News In Brief

Anticipation boosting gay wedding market in LA?

Christina Huh Aug 12, 2010

A federal judge upheld his decision to only temporarily stay his decision overturning Prop. 8, the proposition that was for banning gay marriage. That means the status quo — gay marriage is illegal in California — is still in effect, but gay wedding planners are already feeling the effects of the giddiness from the potential of gay marriage being legalized.

Dana Goodyear of the New Yorker stopped by some wedding shops in West Hollywood, a gay mecca, to see how business is doing.

“I’m terribly excited about it,” Michael Willms, a gay Los Angeles wedding planner with an East Texas twang, said. “Before the ban was imposed, we had a seventy-five-thousand-dollar wedding that had to happen immediately, because the couple wanted to get married before the right to was rescinded.”

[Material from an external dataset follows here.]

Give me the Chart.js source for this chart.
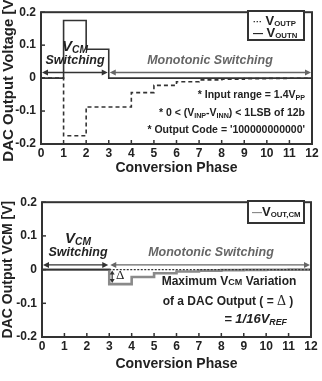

Not that gay weddings entirely stopped when the ban came down. “We just did a fabulous wedding at the Nixon Library for a gay couple who have been together fifteen years,” Willms said. “They have a replica of the East Wing of the White House there.”

According to one cake shop owner in the New Yorker article, gay couples were ordering wedding cakes long before Prop. 8.

Tom Rosa, the owner of Cake and Art, a custom bakery that has been on Santa Monica Boulevard since 1976, said that he’d been making “commitment-ceremony cakes” for years. “We were serving the entertainment community,” he said. “There were very flamboyant producers like Allan Carr, who threw those insane parties, Elton John, when he was heavily into drugs, Rock Hudson–the underground was very big, and there was a strong lesbian community up in the Hollywood Hills. The Barbara Stanwycks of the world never came out, but by their friends and the cakes they ordered you knew. You can learn a lot about a person based on what cakes they order and who picks them up.”

August 18, the end of the temporary stay, may result in full legalization and may bring a huge wave of new customers to the Cake and Art. But then again, in Vermont, legalization of gay marriage didn’t really boost the local wedding market.